= Robert A. Fisher =

Robert A. Fisher (born 1975) is an American attorney and legal commentator based in Boston, Massachusetts. He is well known for his work on the Isabella Stewart Gardner Museum heist while at the U.S. Attorney's Office for the District of Massachusetts and his representation of MIT professor Gang Chen in one of the most prominent prosecutions under the Department of Justice's China Initiative. Charges against Chen were dismissed in January 2022 and the Initiative was ended shortly thereafter.

== Early life and education ==
Fisher was born in Revere, Massachusetts, and earned his undergraduate degree from Northeastern University and his Juris Doctor from Boston University School of Law in 2001.

== Career ==
Fisher began his career as an assistant district attorney for Middlesex County and then was an Assistant Attorney General for the Commonwealth of Massachusetts.

=== Federal prosecutor ===
Fisher joined the Massachusetts U.S. Attorney's Office in 2007. He and AUSA Fred Wyshak prosecuted the wife of Congressman John F. Tierney as part of an offshore gambling case against the congressman's brother-in-law, Robert Eremian. He also was part of the trial team that secured convictions against John O'Brien and his top deputies for patronage hiring at the Massachusetts Probation Service. However, the First Circuit overturned the conviction finding that the prosecution "overstepped its bounds in using federal criminal statutes to police the hiring practices."

As a prosecutor, Fisher is principally known for investigating the Isabella Stewart Gardner Museum heist while at the Office. During his tenure, he found a video tape of Museum guard Rick Abath letting someone into the museum the night before. The Office eventually released the video to the public. The grainy footage raised questions about how Abath could have known the individuals were police officers when he let them into the museum the following night. Fisher has been publicly skeptical that the heist was the work of organized crime or that the paintings were broken up or have ever been reliably seen since the night of the robbery, both of which are positions that have been publicly stated by the FBI.

=== Private practice ===
Fisher joined law firm Nixon Peabody in 2017, where he serves in firm leadership. He is known most prominently for his defense of MIT Professor Gang Chen and Georgia Tech Professor G.K. Chang on charges brought under the China Initiative.

==== China Initiative cases ====
In January 2021, MIT mechanical engineering professor Gang Chen was arrested on federal charges alleging that he had concealed ties to the People's Republic of China while receiving federal grant funding, as part of the DOJ's China Initiative. Upon his arrest, Fisher stated “Since Gang moved to this country over 30 years ago, his life has been the epitome of the American dream. He has dedicated his life to scientific advancement in mechanical engineering. He loves the United States and looks forward to vigorously defending these allegations.”

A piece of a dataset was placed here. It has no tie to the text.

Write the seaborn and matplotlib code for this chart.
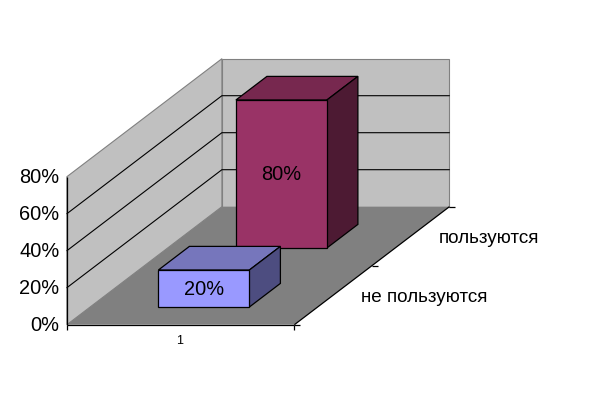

Over the next year, the case began to fall appear as witnesses told the DOJ that Chen's disclosures were either accurate or any omissions were not material. According to Chen, "a witness saying that I never was in a talent program...which was one of the government’s key allegations — was withheld for months until demanded by my lawyers." Almost a year later, the Government dropped the charges against Chen because, according to U.S. Attorney Rachael Rollins, "After a careful assessment of this new information in the context of all the evidence, our office has concluded that we can no longer meet our burden of proof at trial." The China Initiative was ended the next month.

Fisher represented Georgia Tech Professor Gee-Kung Chang when he was charged with wire and visa fraud related to his students working for ZTE which being Georgia Tech employees. A federal judge threw out nine of the 10 charges as improperly pled and the government agreed to dismiss the final charge after Chang completed a pretrial diversion program.

==== Other notable matters ====
Fisher represented John Vandemoer, Stanford University's former head sailing coach, who pleaded guilty in connection with the nationwide college admissions bribery scandal known as "Operation Varsity Blues". Vandemoer was one of only a few defendant who did not receive jail time, which The Wall Street Journal described as a setback for prosecutors. Judge Rya Zobel found that he was the least culpable of all defendants. He also represented Father Andrew Bushell in his case when he was charged with fraud related to PPP loans. That case was dismissed by the Government before trial.

== Media appearances ==
Fisher has been featured prominently in multiple documentaries and media programs mostly about the Gardner Museum theft:

- This Is a Robbery: The World's Biggest Art Heist (2021), Netflix
- Gardner Art Heist: Stealing Beauty (2024), CNN
- History's Greatest Heists with Pierce Brosnan (2023), History Channel

He was also prominently featured in the Netflix production of Operation Varsity Blues: The College Admissions Scandal.